To be done: Lines containing the string "this" are to be collected in full.

Available records:
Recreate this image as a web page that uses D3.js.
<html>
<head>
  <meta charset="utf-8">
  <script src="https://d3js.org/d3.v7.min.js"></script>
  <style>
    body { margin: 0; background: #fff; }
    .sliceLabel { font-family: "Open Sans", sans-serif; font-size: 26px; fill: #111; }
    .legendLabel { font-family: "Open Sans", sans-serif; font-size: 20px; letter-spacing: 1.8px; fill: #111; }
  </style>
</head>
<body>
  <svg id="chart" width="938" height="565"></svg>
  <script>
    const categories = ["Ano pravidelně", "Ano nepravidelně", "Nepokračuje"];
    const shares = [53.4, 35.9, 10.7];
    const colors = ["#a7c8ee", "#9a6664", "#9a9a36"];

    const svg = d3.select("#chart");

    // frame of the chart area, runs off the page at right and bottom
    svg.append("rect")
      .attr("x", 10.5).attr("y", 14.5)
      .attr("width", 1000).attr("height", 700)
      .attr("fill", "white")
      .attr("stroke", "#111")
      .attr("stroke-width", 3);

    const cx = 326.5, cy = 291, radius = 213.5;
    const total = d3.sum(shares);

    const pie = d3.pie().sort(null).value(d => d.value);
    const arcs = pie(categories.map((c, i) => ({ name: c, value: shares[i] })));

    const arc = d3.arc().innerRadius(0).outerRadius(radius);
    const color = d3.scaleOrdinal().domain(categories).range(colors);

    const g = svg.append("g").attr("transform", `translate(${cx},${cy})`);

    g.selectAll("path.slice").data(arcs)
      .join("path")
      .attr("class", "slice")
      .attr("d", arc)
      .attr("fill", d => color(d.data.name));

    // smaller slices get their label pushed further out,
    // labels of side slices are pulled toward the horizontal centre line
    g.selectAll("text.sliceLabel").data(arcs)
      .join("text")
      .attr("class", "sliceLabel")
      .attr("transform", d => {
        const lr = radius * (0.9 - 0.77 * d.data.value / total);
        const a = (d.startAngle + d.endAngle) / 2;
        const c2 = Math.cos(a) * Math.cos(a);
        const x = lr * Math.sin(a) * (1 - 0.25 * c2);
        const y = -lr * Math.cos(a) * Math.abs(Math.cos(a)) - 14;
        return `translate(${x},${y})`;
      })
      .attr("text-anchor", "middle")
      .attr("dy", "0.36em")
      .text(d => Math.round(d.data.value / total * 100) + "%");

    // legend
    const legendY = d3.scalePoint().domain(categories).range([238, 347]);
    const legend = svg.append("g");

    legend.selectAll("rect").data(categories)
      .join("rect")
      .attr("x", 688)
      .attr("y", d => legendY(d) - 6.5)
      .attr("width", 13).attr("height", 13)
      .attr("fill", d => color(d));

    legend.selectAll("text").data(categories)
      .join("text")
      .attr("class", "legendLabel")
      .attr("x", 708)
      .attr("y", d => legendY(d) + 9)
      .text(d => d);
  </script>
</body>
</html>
...
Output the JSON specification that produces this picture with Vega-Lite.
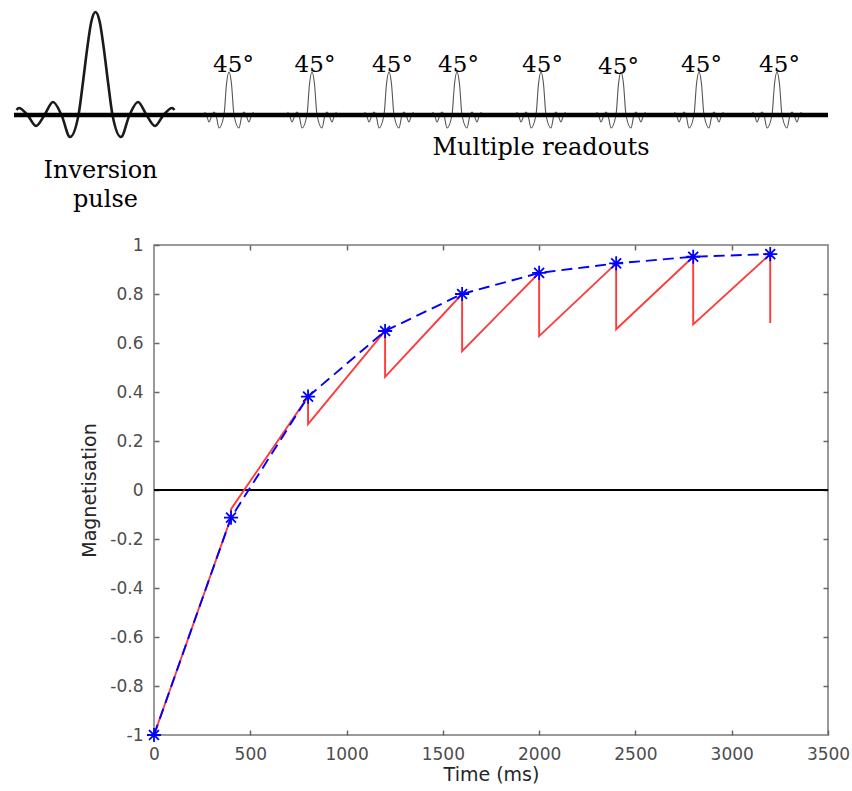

Exercise solution:
Recreate this image as a web page that uses D3.js.
Output the JSON specification that produces this picture with Vega-Lite.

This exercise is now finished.